[Peace-discuss] Establishment critique

C. G. Estabrook galliher at illinois.edu
Sun Jul 18 20:07:41 CDT 2010


[There are two ways of criticizing a war of aggression - Japan in China, Germany 
in Russia, US in Vietnam - (1) it's a crime; and (2) it isn't working. Here the 
president of the Council of Foreign Relations - the leading establishment 
foreign policy think-tank since 1921 - is firmly in the second camp. His account 
is full of lies and misrepresentations (e.g., as to why the US launched this war 
in the first place). But it's important that the US business/foreign policy 
elite is telling the Obama administration to cut its losses in Afghanistan. 
That's what they told LBJ in regard to Vietnam in 1968 - and Johnson withdrew 
from the presidential election as a result.  Perhaps Obama will do the same, but 
it's important to remember that more US soldiers died in Vietnam after that 
point than before (35,000 of 58,000).
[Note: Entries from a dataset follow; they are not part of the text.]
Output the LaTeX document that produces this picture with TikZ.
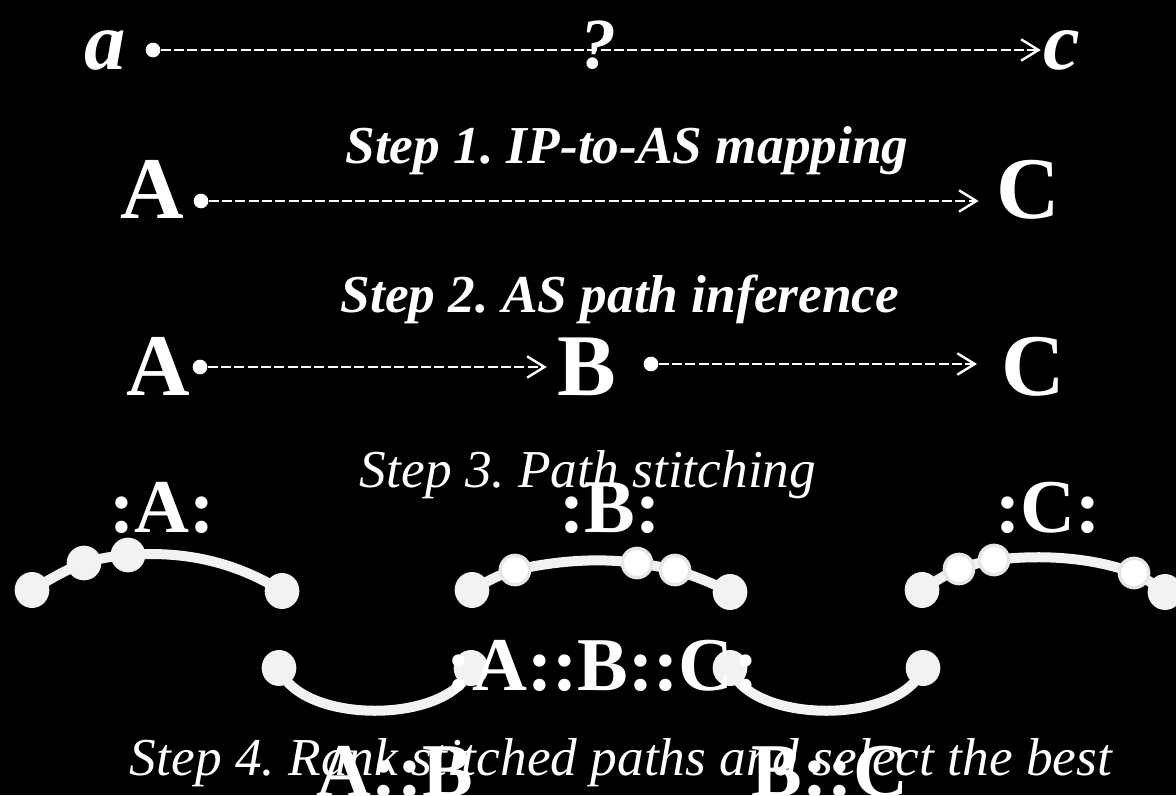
\documentclass[tikz,border=0pt]{standalone}
\usepackage{fontspec}
\setmainfont{Liberation Serif}
\usetikzlibrary{arrows.meta, shapes.geometric}
\definecolor{dotgray}{HTML}{F2F2F2}
\definecolor{ringgray}{HTML}{E6E6E6}
\frenchspacing

\begin{document}
\begin{tikzpicture}[x=0.75pt, y=-0.75pt,
    txt/.style={text=white, inner sep=0pt, anchor=base},
    ipname/.style={txt, font=\fontsize{62}{62}\selectfont\bfseries\itshape},
    asname/.style={txt, font=\fontsize{66}{66}\selectfont\bfseries},
    stepbold/.style={txt, font=\fontsize{40}{40}\selectfont\bfseries\itshape},
    stepplain/.style={txt, font=\fontsize{40}{40}\selectfont\itshape},
    stitch/.style={txt, font=\fontsize{57}{57}\selectfont\bfseries},
    startdot/.style={circle, fill=white, inner sep=0pt, minimum size=11pt},
    dasharrow/.style={white, line width=2pt, dash pattern=on 7.5pt off 2.5pt,
        -{Straight Barb[length=13pt, width=16pt, line width=1.8pt]}},
    arcline/.style={dotgray, line width=7.5pt},
    enddot/.style={ellipse, fill=dotgray, inner sep=0pt, minimum width=26pt, minimum height=27pt},
    middot/.style={circle, fill=dotgray, inner sep=0pt, minimum size=26pt},
    ringdot/.style={circle, fill=white, draw=ringgray, line width=2.5pt, inner sep=0pt, minimum size=22pt}
]
\useasboundingbox (0,0) rectangle (1176,795);
\fill[black] (0,0) rectangle (1176,795);

%IP level
\node[ipname] (ipa) at (105,70) {a};
\node[ipname, font=\fontsize{54}{54}\selectfont\bfseries\itshape] (qm) at (598,69) {?};
\node[ipname] (ipc) at (1062,70) {c};
\node[startdot] (d0) at (153,50) {};
\draw[dasharrow] (d0) -- ([xshift=-2pt]d0 -| ipc.west);

%step 1
\node[stepbold] (s1) at (627,163) {Step 1. IP-to-AS mapping};
\node[asname] (a1) at (152,218) {A};
\node[asname] (c1) at (1028,218) {C};
\node[startdot] (d1) at (201,201) {};
\draw[dasharrow] (d1) -- ([xshift=-13pt]d1 -| c1.west);

%step 2
\node[stepbold] (s2) at (620,312) {Step 2. AS path inference};
\node[asname] (a2) at (158,395) {A};
\node[asname] (b2) at (587,395) {B};
\node[asname] (c2) at (1033,395) {C};
\node[startdot] (d2) at (200,367) {};
\node[startdot] (d3) at (651,364) {};
\draw[dasharrow] (d2) -- ([xshift=-8pt]d2 -| b2.west);
\draw[dasharrow] (d3) -- ([xshift=-18pt]d3 -| c2.west);

%step 3: path pieces
\coordinate (p1) at (32,590);   \coordinate (p2) at (84,563);
\coordinate (p3) at (128,555);  \coordinate (p4) at (282,591);
\coordinate (q1) at (472,590);  \coordinate (q2) at (515,570);
\coordinate (q3) at (637,563);  \coordinate (q4) at (675,570);
\coordinate (q5) at (730,592);
\coordinate (r1) at (922,590);  \coordinate (r2) at (959,569);
\coordinate (r3) at (994,560);  \coordinate (r4) at (1134,573);
\coordinate (r5) at (1165,592);
\draw[arcline] (p1) .. controls (55,576) and (70,568) .. (p2)
    .. controls (100,558) and (115,556) .. (p3)
    .. controls (190,550) and (240,565) .. (p4);
\draw[arcline] (q1) .. controls (486,582) and (500,574) .. (q2)
    .. controls (560,560) and (600,558) .. (q3)
    .. controls (650,565) and (662,567) .. (q4)
    .. controls (695,576) and (712,583) .. (q5);
\draw[arcline] (r1) .. controls (934,582) and (946,574) .. (r2)
    .. controls (970,565) and (982,562) .. (r3)
    .. controls (1050,553) and (1100,560) .. (r4)
    .. controls (1145,578) and (1155,585) .. (r5);
\foreach \p in {p1,p4,q1,q5,r1,r5}
    \node[enddot] (e\p) at (\p) {};
\foreach \p in {p2,p3}
    \node[middot] (m\p) at (\p) {};
\foreach \p in {q2,q3,q4,r2,r3,r4}
    \node[ringdot] (m\p) at (\p) {};
\node[stepplain] (s3) at (588,487) {Step 3. Path stitching};
\node[stitch] (ka) at (162,532) {:A:};
\node[stitch] (kb) at (610,532) {:B:};
\node[stitch] (kc) at (1048,532) {:C:};

%step 4: stitched paths
\coordinate (u1) at (279,668);  \coordinate (u2) at (471,668);
\coordinate (v1) at (730,668);  \coordinate (v2) at (923,668);
\draw[arcline] (u1) .. controls (300,725) and (450,725) .. (u2);
\draw[arcline] (v1) .. controls (751,725) and (902,725) .. (v2);
\foreach \p in {u1,u2,v1,v2}
    \node[enddot] (e\p) at (\p) {};
\node[stitch] (abc) at (603,690) {:A::B::C:};
\node[stepplain] (s4) at (621,775) {Step 4. Rank stitched paths and select the best};
\node[stitch] (ab) at (395,796) {A::B};
\node[stitch] (bc) at (830,796) {B::C};
\end{tikzpicture}
\end{document}
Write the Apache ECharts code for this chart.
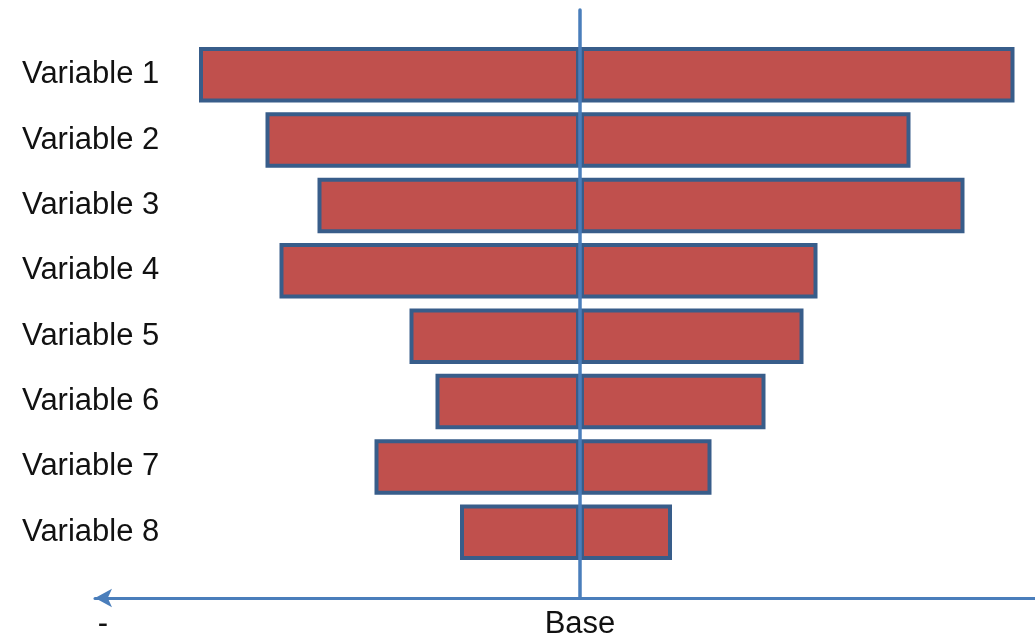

And imperial control of SW Asia is far 
more important to the US that control of SE Asia ever was, because of the energy 
resources of the former.  Obama will do much more killing in the Middle East. 
--CGE]

	We’re Not Winning. It’s Not Worth It.
	Here’s how to draw down in Afghanistan.
	Richard N. Haass
	Newsweek 18 July 2010

...The war the United States is now fighting in Afghanistan is not succeeding 
and is not worth waging in this way. The time has come to scale back U.S. 
objectives and sharply reduce U.S. involvement on the ground. Afghanistan is 
claiming too many American lives, requiring too much attention, and absorbing 
too many resources. The sooner we accept that Afghanistan is less a problem to 
be fixed than a situation to be managed, the better.